Piyush Tiwari, founder of road safety NGO SaveLife Foundation, is critical of Delhi Police reliance on archaic methods of managing traffic like heavy deployment of traffic police. While in developed countries, electronic enforcement is a much more successful and cost-effective way of checking traffic violations.
In Europe, transport system infrastructure is designed to minimise the possibility for fatal human errors. In addition, there’s increased focus on the functioning of human cognition, or how a driver acquires, processes and uses information while driving. It has been found, but may not be true in the Indian context, that majority of traffic violations are accidental and not an outcome of deliberate risk-taking.

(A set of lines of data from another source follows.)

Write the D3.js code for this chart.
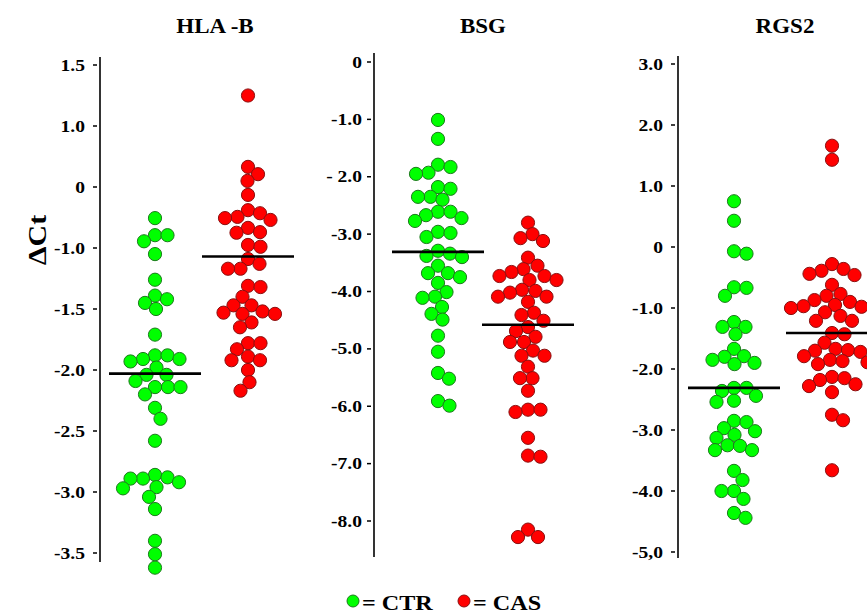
<!DOCTYPE html>
<html>
<head>
<meta charset="utf-8">
<script src="https://cdn.jsdelivr.net/npm/d3@7/dist/d3.min.js"></script>
<style>
  html, body { margin: 0; padding: 0; background: #fff; }
</style>
</head>
<body>
<div id="chart"></div>
<script>
// HLA-B 数据
const hlaTicks = ['1.5', '1.0', '0', '-1.0', '-1.5', '-2.0', '-2.5', '-3.0', '-3.5']
const hlaTickValues = [1.5, 1.0, 0, -1.0, -1.5, -2.0, -2.5, -3.0, -3.5]
const hlaCtr = [-0.51, -0.79, -0.89, -0.79, -1.05, -1.26, -1.39, -1.42, -1.45, -1.50,
  -1.71, -1.88, -1.93, -1.91, -1.88, -1.91, -1.98, -2.04, -2.04, -2.09, -2.14, -2.14,
  -2.14, -2.20, -2.31, -2.40, -2.58, -2.86, -2.92, -2.88, -2.89, -2.89, -2.97, -2.96,
  -3.04, -3.14, -3.40, -3.51, -3.62]
const hlaCas = [1.25, 0.33, 0.21, 0.10, -0.13, -0.38, -0.43, -0.49, -0.54, -0.51,
  -0.67, -0.75, -0.74, -0.98, -0.95, -1.09, -1.13, -1.17, -1.17, -1.32, -1.31, -1.40,
  -1.47, -1.47, -1.54, -1.52, -1.54, -1.53, -1.65, -1.61, -1.78, -1.78, -1.83, -1.89,
  -1.92, -1.92, -2.00, -2.10, -2.17]
const hlaMeans = [-2.03, -1.07]

// BSG 数据
const bsgTicks = ['0', '-1.0', '- 2.0', '-3.0', '-4.0', '-5.0', '-6.0', '-7.0', '-8.0']
const bsgTickValues = [0, -1, -2, -3, -4, -5, -6, -7, -8]
const bsgCtr = [-1.01, -1.34, -1.83, -1.79, -1.93, -1.95, -2.21, -2.18, -2.35, -2.35,
  -2.40, -2.61, -2.61, -2.72, -2.67, -2.77, -2.96, -2.98, -3.05, -3.29, -3.38, -3.40,
  -3.34, -3.55, -3.68, -3.68, -3.75, -3.85, -4.01, -4.11, -4.09, -4.27, -4.39, -4.49,
  -4.77, -5.05, -5.42, -5.52, -5.91, -5.99]
const bsgCas = [-2.80, -3.00, -3.12, -3.07, -3.41, -3.55, -3.66, -3.73, -3.80, -3.80,
  -3.73, -3.61, -4.02, -3.99, -3.97, -4.09, -4.09, -4.18, -4.41, -4.37, -4.51, -4.62,
  -4.69, -4.79, -4.88, -4.88, -5.03, -5.12, -5.12, -5.31, -5.51, -5.51, -5.73, -6.06,
  -6.10, -6.06, -6.55, -6.88, -6.86, -8.15, -8.28, -8.28]
const bsgMeans = [-3.31, -4.58]

// RGS2 数据
const rgsTicks = ['3.0', '2.0', '1.0', '0', '-1.0', '-2.0', '-3.0', '-4.0', '-5,0']
const rgsTickValues = [3, 2, 1, 0, -1, -2, -3, -4, -5]
const rgsCtr = [0.75, 0.43, -0.11, -0.07, -0.67, -0.66, -0.80, -1.23, -1.31, -1.31,
  -1.43, -1.67, -1.80, -1.79, -1.90, -1.92, -1.85, -2.31, -2.31, -2.36, -2.44, -2.54,
  -2.52, -2.87, -2.85, -2.97, -3.02, -3.08, -3.13, -3.25, -3.26, -3.33, -3.33, -3.67,
  -3.82, -4.00, -4.00, -4.13, -4.36, -4.44]
const rgsCas = [1.66, 1.43, -0.28, -0.36, -0.44, -0.39, -0.46, -0.62, -0.77, -0.80,
  -0.90, -0.87, -0.97, -0.98, -0.95, -1.00, -1.13, -1.07, -1.21, -1.21, -1.41, -1.43,
  -1.57, -1.69, -1.70, -1.72, -1.67, -1.79, -1.85, -1.92, -1.87, -1.89, -2.15, -2.13,
  -2.18, -2.28, -2.25, -2.38, -2.75, -2.84, -3.66]
const rgsMeans = [-2.31, -1.41]

const groupNames = ['CTR', 'CAS']

// 各面板布局
const panels = [
  { title: 'HLA  -B', ticks: hlaTicks, tickValues: hlaTickValues, series: [hlaCtr, hlaCas], means: hlaMeans,
    axisX: 100, top: 65, bottom: 553, lineTop: 57, lineBottom: 562, centers: [155, 248], titleX: 215, labelGap: 15 },
  { title: 'BSG', ticks: bsgTicks, tickValues: bsgTickValues, series: [bsgCtr, bsgCas], means: bsgMeans,
    axisX: 374, top: 62, bottom: 521, lineTop: 53, lineBottom: 557, centers: [438, 528], titleX: 483, labelGap: 12 },
  { title: 'RGS2', ticks: rgsTicks, tickValues: rgsTickValues, series: [rgsCtr, rgsCas], means: rgsMeans,
    axisX: 678, top: 64, bottom: 552, lineTop: 56, lineBottom: 558, centers: [734, 832], titleX: 785, labelGap: 15 }
]

const width = 867
const height = 615
const radius = 6.6
const stretch = 1.15
const fontFamily = '"Liberation Serif", "Times New Roman", "DejaVu Serif", serif'
const colors = {
  CTR: { fill: '#00ff00', stroke: '#1d7a1d' },
  CAS: { fill: '#ff0000', stroke: '#8a1010' }
}

const svg = d3.select('#chart')
  .append('svg')
  .attr('width', width)
  .attr('height', height)

// 文字（原图字体横向拉伸）
function addText(g, x, y, str, size, anchor) {
  return g.append('text')
    .attr('transform', `translate(${x},${y}) scale(${stretch},1)`)
    .attr('text-anchor', anchor || 'middle')
    .attr('font-family', fontFamily)
    .attr('font-weight', 'bold')
    .attr('font-size', size)
    .attr('fill', '#000')
    .text(str)
}

// 蜂群布局：按y排序，尽量靠近中心放置
function swarm(values, y, cx) {
  const placed = []
  const minDist = radius * 2 * 0.93
  const sorted = values.map(v => ({ v, y: y(v) })).sort((a, b) => a.y - b.y)
  sorted.forEach(d => {
    let x = cx
    for (let s = 0; s < 80; s += 0.5) {
      const tries = s === 0 ? [0] : [s, -s]
      const hit = tries.find(o => placed.every(p => Math.hypot(p.x - (cx + o), p.y - d.y) >= minDist))
      if (hit !== undefined) { x = cx + hit; break }
    }
    d.x = x
    placed.push(d)
  })
  return sorted
}

panels.forEach(p => {
  const g = svg.append('g')
  // 分段线性比例尺（刻度等距）
  const step = (p.bottom - p.top) / (p.tickValues.length - 1)
  const y = d3.scaleLinear()
    .domain(p.tickValues)
    .range(p.tickValues.map((d, i) => p.top + i * step))

  // 标题
  addText(g, p.titleX, 33, p.title, 20)

  // 轴线
  g.append('line')
    .attr('x1', p.axisX).attr('x2', p.axisX)
    .attr('y1', p.lineTop).attr('y2', p.lineBottom)
    .attr('stroke', '#000').attr('stroke-width', 1.6)

  // 刻度
  const ticks = g.selectAll('.tick')
    .data(p.tickValues)
    .enter()
    .append('g')
    .attr('class', 'tick')
  ticks.append('line')
    .attr('x1', p.axisX - 7).attr('x2', p.axisX - 3)
    .attr('y1', d => y(d)).attr('y2', d => y(d))
    .attr('stroke', '#000').attr('stroke-width', 1.5)
  ticks.each(function (d, i) {
    addText(d3.select(this), p.axisX - p.labelGap, y(d) + 5.5, p.ticks[i], 17, 'end')
  })

  // 散点
  p.series.forEach((vals, k) => {
    const c = colors[groupNames[k]]
    const pts = swarm(vals, y, p.centers[k])
    g.append('g')
      .selectAll('circle')
      .data(pts)
      .enter()
      .append('circle')
      .attr('cx', d => d.x)
      .attr('cy', d => d.y)
      .attr('r', radius)
      .attr('fill', c.fill)
      .attr('stroke', c.stroke)
      .attr('stroke-width', 1)
  })

  // 均值线
  g.selectAll('.mean')
    .data(p.means)
    .enter()
    .append('line')
    .attr('class', 'mean')
    .attr('x1', (d, k) => p.centers[k] - 46)
    .attr('x2', (d, k) => p.centers[k] + 46)
    .attr('y1', d => y(d))
    .attr('y2', d => y(d))
    .attr('stroke', '#000')
    .attr('stroke-width', 2.6)
})

// y轴标题
svg.append('text')
  .attr('transform', `translate(46,240) rotate(-90) scale(${stretch},1)`)
  .attr('text-anchor', 'middle')
  .attr('font-family', fontFamily)
  .attr('font-weight', 'bold')
  .attr('font-size', 26)
  .text('ΔCt')

// 图例
const legend = svg.append('g')
const legendX = [353, 464]
groupNames.forEach((name, i) => {
  legend.append('circle')
    .attr('cx', legendX[i]).attr('cy', 601).attr('r', 6)
    .attr('fill', colors[name].fill)
    .attr('stroke', colors[name].stroke)
  addText(legend, legendX[i] + 9, 610, `= ${name}`, 21, 'start')
})
</script>
</body>
</html>
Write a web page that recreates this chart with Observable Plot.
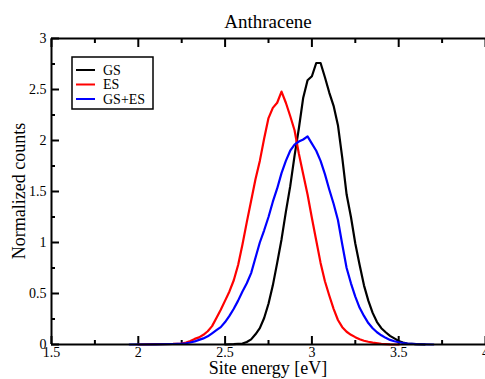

There are various technologies used in automatic enforcement, like radar, video, laser, loops, piezoelectric cables and so on. The three decades of automated traffic enforcement is not just applied to speed and red-light violations, but also used for tailgating, lane keeping, seat belt use. The electronic identification of vehicles makes enforcement considerably more effective. Then there are in-car enforcement technologies, also called Intelligent Transport Systems (ITS), which ensure that the driver is attentive and aware of the environment surrounding the vehicle.

But in Delhi, everything that happens, be it a demonstration, rain, waterlogging, breakdown of vehicle, even Kanwar Yatra or a marriage procession, it’s the traffic that comes to a grinding halt.